───── DATA

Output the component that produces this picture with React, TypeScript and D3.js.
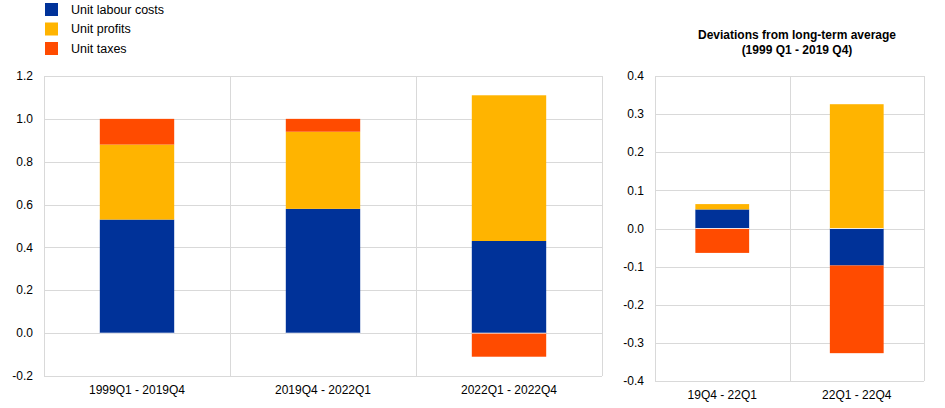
import React from "react";
import * as d3 from "d3";

const seriesNames = ["Unit labour costs", "Unit profits", "Unit taxes"];
const seriesColors = ["#003299", "#FFB400", "#FF4B00"];

const leftCategories = ["1999Q1 - 2019Q4", "2019Q4 - 2022Q1", "2022Q1 - 2022Q4"];
const leftLabour = [0.53, 0.58, 0.43];
const leftProfits = [0.35, 0.36, 0.68];
const leftTaxes = [0.12, 0.06, -0.11];
const leftTicks = [-0.2, 0, 0.2, 0.4, 0.6, 0.8, 1.0, 1.2];

const rightCategories = ["19Q4 - 22Q1", "22Q1 - 22Q4"];
const rightLabour = [0.05, -0.097];
const rightProfits = [0.014, 0.326];
const rightTaxes = [-0.064, -0.23];
const rightTicks = [-0.4, -0.3, -0.2, -0.1, 0, 0.1, 0.2, 0.3, 0.4];
const rightTitle = ["Deviations from long-term average", "(1999 Q1 - 2019 Q4)"];

const FONT = "'Liberation Sans', Arial, sans-serif";
const GRID = "#d9d9d9";

type PanelProps = {
  cats: string[];
  labour: number[];
  profits: number[];
  taxes: number[];
  ticks: number[];
  left: number;
  right: number;
  top: number;
  bottom: number;
  tickFmt: (v: number) => string;
};

function Panel({ cats, labour, profits, taxes, ticks, left, right, top, bottom, tickFmt }: PanelProps) {
  const x = d3.scaleBand<string>().domain(cats).range([left, right]).paddingInner(0).paddingOuter(0);
  const y = d3.scaleLinear().domain([ticks[0], ticks[ticks.length - 1]]).range([bottom, top]);
  const rows = cats.map((c, i) => ({ cat: c, a: labour[i], b: profits[i], c2: taxes[i] }));
  const stack = d3.stack<any>().keys(["a", "b", "c2"]).offset(d3.stackOffsetDiverging);
  const layers = stack(rows);
  const bw = x.bandwidth() * 0.4;
  return (
    <g>
      {ticks.map((t) => (
        <line key={"g" + t} x1={left} x2={right} y1={Math.round(y(t)) + 0.5} y2={Math.round(y(t)) + 0.5} stroke={GRID} strokeWidth={1} />
      ))}
      {cats.map((c) => (
        <line key={"v" + c} x1={Math.round(x(c)!) + 0.5} x2={Math.round(x(c)!) + 0.5} y1={top} y2={bottom} stroke={GRID} strokeWidth={1} />
      ))}
      <line x1={right + 0.5} x2={right + 0.5} y1={top} y2={bottom} stroke={GRID} strokeWidth={1} />
      {layers.map((layer, li) =>
        layer.map((d, i) => {
          const y0 = y(d[0]);
          const y1 = y(d[1]);
          const cx = x(cats[i])! + x.bandwidth() / 2;
          return (
            <rect
              key={li + "-" + i}
              x={cx - bw / 2}
              width={bw}
              y={Math.min(y0, y1)}
              height={Math.abs(y1 - y0)}
              fill={seriesColors[li]}
            />
          );
        })
      )}
      {cats.map((c) => {
        const cx = x(c)! + x.bandwidth() / 2;
        return <line key={"z" + c} x1={cx - bw / 2} x2={cx + bw / 2} y1={y(0)} y2={y(0)} stroke="#ffffff" strokeWidth={1} strokeOpacity={0.8} />;
      })}
      {ticks.map((t) => (
        <text key={"t" + t} x={left - 11} y={y(t)} dy="0.35em" textAnchor="end" fontSize={12} fontFamily={FONT} fill="#000">
          {tickFmt(t)}
        </text>
      ))}
      {cats.map((c) => (
        <text key={"l" + c} x={x(c)! + x.bandwidth() / 2} y={bottom + 18} textAnchor="middle" fontSize={12} fontFamily={FONT} fill="#000">
          {c}
        </text>
      ))}
    </g>
  );
}

export default function App() {
  const fmt = (v: number) => d3.format(".1f")(v).replace("−", "-");
  return (
    <svg width={945} height={408} style={{ position: "absolute", left: 0, top: 0, background: "#fff" }}>
      {seriesNames.map((n, i) => (
        <g key={n}>
          <rect x={45} y={3 + i * 19.5} width={13} height={13} fill={seriesColors[i]} />
          <text x={71} y={9.5 + i * 19.5} dy="0.35em" fontSize={12.5} fontFamily={FONT} fill="#000">
            {n}
          </text>
        </g>
      ))}
      <Panel
        cats={leftCategories}
        labour={leftLabour}
        profits={leftProfits}
        taxes={leftTaxes}
        ticks={leftTicks}
        left={44}
        right={602}
        top={76}
        bottom={376}
        tickFmt={fmt}
      />
      <Panel
        cats={rightCategories}
        labour={rightLabour}
        profits={rightProfits}
        taxes={rightTaxes}
        ticks={rightTicks}
        left={655}
        right={924}
        top={76}
        bottom={381}
        tickFmt={fmt}
      />
      {rightTitle.map((t, i) => (
        <text key={t} x={797} y={39 + i * 15} textAnchor="middle" fontSize={12} fontWeight="bold" fontFamily={FONT} fill="#000">
          {t}
        </text>
      ))}
    </svg>
  );
}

──────────

Reproduce the material above in full and without alteration, but skip all pictures.

TASK ANSWER =
Output the component that produces this picture with React, TypeScript and D3.js.
import React from "react";
import * as d3 from "d3";

const seriesNames = ["Unit labour costs", "Unit profits", "Unit taxes"];
const seriesColors = ["#003299", "#FFB400", "#FF4B00"];

const leftCategories = ["1999Q1 - 2019Q4", "2019Q4 - 2022Q1", "2022Q1 - 2022Q4"];
const leftLabour = [0.53, 0.58, 0.43];
const leftProfits = [0.35, 0.36, 0.68];
const leftTaxes = [0.12, 0.06, -0.11];
const leftTicks = [-0.2, 0, 0.2, 0.4, 0.6, 0.8, 1.0, 1.2];

const rightCategories = ["19Q4 - 22Q1", "22Q1 - 22Q4"];
const rightLabour = [0.05, -0.097];
const rightProfits = [0.014, 0.326];
const rightTaxes = [-0.064, -0.23];
const rightTicks = [-0.4, -0.3, -0.2, -0.1, 0, 0.1, 0.2, 0.3, 0.4];
const rightTitle = ["Deviations from long-term average", "(1999 Q1 - 2019 Q4)"];

const FONT = "'Liberation Sans', Arial, sans-serif";
const GRID = "#d9d9d9";

type PanelProps = {
  cats: string[];
  labour: number[];
  profits: number[];
  taxes: number[];
  ticks: number[];
  left: number;
  right: number;
  top: number;
  bottom: number;
  tickFmt: (v: number) => string;
};

function Panel({ cats, labour, profits, taxes, ticks, left, right, top, bottom, tickFmt }: PanelProps) {
  const x = d3.scaleBand<string>().domain(cats).range([left, right]).paddingInner(0).paddingOuter(0);
  const y = d3.scaleLinear().domain([ticks[0], ticks[ticks.length - 1]]).range([bottom, top]);
  const rows = cats.map((c, i) => ({ cat: c, a: labour[i], b: profits[i], c2: taxes[i] }));
  const stack = d3.stack<any>().keys(["a", "b", "c2"]).offset(d3.stackOffsetDiverging);
  const layers = stack(rows);
  const bw = x.bandwidth() * 0.4;
  return (
    <g>
      {ticks.map((t) => (
        <line key={"g" + t} x1={left} x2={right} y1={Math.round(y(t)) + 0.5} y2={Math.round(y(t)) + 0.5} stroke={GRID} strokeWidth={1} />
      ))}
      {cats.map((c) => (
        <line key={"v" + c} x1={Math.round(x(c)!) + 0.5} x2={Math.round(x(c)!) + 0.5} y1={top} y2={bottom} stroke={GRID} strokeWidth={1} />
      ))}
      <line x1={right + 0.5} x2={right + 0.5} y1={top} y2={bottom} stroke={GRID} strokeWidth={1} />
      {layers.map((layer, li) =>
        layer.map((d, i) => {
          const y0 = y(d[0]);
          const y1 = y(d[1]);
          const cx = x(cats[i])! + x.bandwidth() / 2;
          return (
            <rect
              key={li + "-" + i}
              x={cx - bw / 2}
              width={bw}
              y={Math.min(y0, y1)}
              height={Math.abs(y1 - y0)}
              fill={seriesColors[li]}
            />
          );
        })
      )}
      {cats.map((c) => {
        const cx = x(c)! + x.bandwidth() / 2;
        return <line key={"z" + c} x1={cx - bw / 2} x2={cx + bw / 2} y1={y(0)} y2={y(0)} stroke="#ffffff" strokeWidth={1} strokeOpacity={0.8} />;
      })}
      {ticks.map((t) => (
        <text key={"t" + t} x={left - 11} y={y(t)} dy="0.35em" textAnchor="end" fontSize={12} fontFamily={FONT} fill="#000">
          {tickFmt(t)}
        </text>
      ))}
      {cats.map((c) => (
        <text key={"l" + c} x={x(c)! + x.bandwidth() / 2} y={bottom + 18} textAnchor="middle" fontSize={12} fontFamily={FONT} fill="#000">
          {c}
        </text>
      ))}
    </g>
  );
}

export default function App() {
  const fmt = (v: number) => d3.format(".1f")(v).replace("−", "-");
  return (
    <svg width={945} height={408} style={{ position: "absolute", left: 0, top: 0, background: "#fff" }}>
      {seriesNames.map((n, i) => (
        <g key={n}>
          <rect x={45} y={3 + i * 19.5} width={13} height={13} fill={seriesColors[i]} />
          <text x={71} y={9.5 + i * 19.5} dy="0.35em" fontSize={12.5} fontFamily={FONT} fill="#000">
            {n}
          </text>
        </g>
      ))}
      <Panel
        cats={leftCategories}
        labour={leftLabour}
        profits={leftProfits}
        taxes={leftTaxes}
        ticks={leftTicks}
        left={44}
        right={602}
        top={76}
        bottom={376}
        tickFmt={fmt}
      />
      <Panel
        cats={rightCategories}
        labour={rightLabour}
        profits={rightProfits}
        taxes={rightTaxes}
        ticks={rightTicks}
        left={655}
        right={924}
        top={76}
        bottom={381}
        tickFmt={fmt}
      />
      {rightTitle.map((t, i) => (
        <text key={t} x={797} y={39 + i * 15} textAnchor="middle" fontSize={12} fontWeight="bold" fontFamily={FONT} fill="#000">
          {t}
        </text>
      ))}
    </svg>
  );
}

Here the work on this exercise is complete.